WINNER: Frederick Douglass Book Prize, Harriet Tubman Prize, PEN/John Kenneth Galbraith Award, Anisfield-Wolf Book Award, Ralph Waldo Emerson Prize, Lawrence W. Levine Award, Darlene Clark Hine Award, Cundill History Prize, Joan Kelly Memorial Prize, Massachusetts Book Award
ONE OF THE TEN BEST BOOKS OF THE YEAR: The Washington Post, Slate, Vulture, Publishers Weekly
“A history told with brilliance and tenderness and fearlessness.”—Jill Lepore, author of These Truths: A History of the United States
In 1850s South Carolina, an enslaved woman named Rose faced a crisis: the imminent sale of her daughter Ashley. Thinking quickly, she packed a cotton bag for her with a few items, and, soon after, the nine-year-old girl was separated from her mother and sold. Decades later, Ashley’s granddaughter Ruth embroidered this family history on the sack in spare, haunting language.
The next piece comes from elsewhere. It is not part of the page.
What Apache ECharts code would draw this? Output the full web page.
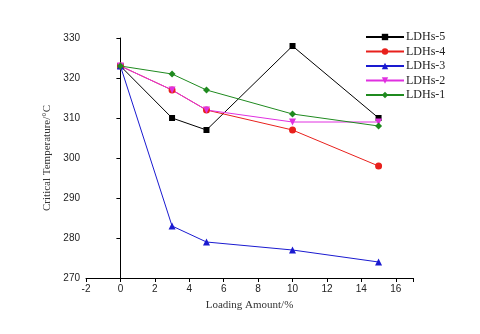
<!DOCTYPE html>
<html><head><meta charset="utf-8">
<script src="https://cdn.jsdelivr.net/npm/echarts@6/dist/echarts.min.js"></script>
<style>html,body{margin:0;padding:0;background:#fff}#c{width:480px;height:334px}</style>
</head><body><div id="c"></div>
<script>
var loading = [0, 3, 5, 10, 15];
var names = ['LDHs-5', 'LDHs-4', 'LDHs-3', 'LDHs-2', 'LDHs-1'];
var ldhs5 = [323, 310, 307, 328, 310];
var ldhs4 = [323, 317, 312, 307, 298];
var ldhs3 = [323, 283, 279, 277, 274];
var ldhs2 = [323, 317, 312, 309, 309];
var ldhs1 = [323, 321, 317, 311, 308];
var colors = ['#000000', '#e8201c', '#1a1ad0', '#e030e0', '#1f8a1f'];
var symbols = ['rect', 'circle', 'triangle', 'triangle', 'diamond'];
var rotates = [0, 0, 0, 180, 0];
var values = [ldhs5, ldhs4, ldhs3, ldhs2, ldhs1];

function pairs(v){ return loading.map(function(x,i){ return [x, v[i]]; }); }

var series = names.map(function(n, i){
  return {
    name: n, type: 'line', data: pairs(values[i]),
    symbol: symbols[i], symbolRotate: rotates[i],
    symbolSize: symbols[i]==='rect' ? 6 : 7,
    showAllSymbol: true,
    lineStyle: {color: colors[i], width: 1},
    itemStyle: {color: colors[i]},
    animation: false
  };
});

var chart = echarts.init(document.getElementById('c'));
chart.setOption({
  animation: false,
  grid: {left: 86, right: 67, top: 38, bottom: 56},
  legend: {
    orient: 'vertical', left: 360, top: 26, itemGap: 2.5,
    itemWidth: 38, itemHeight: 8,
    textStyle: {fontFamily: 'Liberation Serif', fontSize: 12, color: '#222', padding: [0,0,0,-3]},
    data: names
  },
  xAxis: {
    type: 'value', min: -2, max: 17, interval: 2,
    name: 'Loading Amount/%', nameLocation: 'middle', nameGap: 22,
    nameTextStyle: {fontFamily: 'Liberation Serif', fontSize: 11, color: '#333'},
    axisLine: {show: true, lineStyle: {color: '#000', width: 1}},
    axisTick: {show: true, inside: false, length: 4, lineStyle: {color: '#000'}},
    axisLabel: {fontFamily: 'Liberation Sans', fontSize: 10, color: '#222', margin: 6,
      formatter: function(v){ return v > 16 ? '' : String(v); }},
    splitLine: {show: false}
  },
  yAxis: {
    type: 'value', min: 270, max: 330, interval: 10,
    name: 'Critical Temperature/°C', nameLocation: 'middle', nameGap: 27, nameRotate: 90,
    nameTextStyle: {fontFamily: 'Liberation Serif', fontSize: 11, color: '#333'},
    axisLine: {show: true, lineStyle: {color: '#000', width: 1}},
    axisTick: {show: true, inside: false, length: 4, lineStyle: {color: '#000'}},
    axisLabel: {fontFamily: 'Liberation Sans', fontSize: 10, color: '#222', margin: 6},
    splitLine: {show: false}
  },
  series: series
});
</script></body></html>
Historian Tiya Miles carefully traces these women’s faint presence in archival records, and, where archives fall short, she turns to objects, art, and the environment to write a singular history of the experience of slavery, and the uncertain freedom afterward, in the United States. All That She Carried is a poignant story of resilience and love passed down against steep odds. It honors the creativity and resourcefulness of people who preserved family ties when official systems refused to do so, and it serves as a visionary illustration of how to reconstruct and recount their stories today.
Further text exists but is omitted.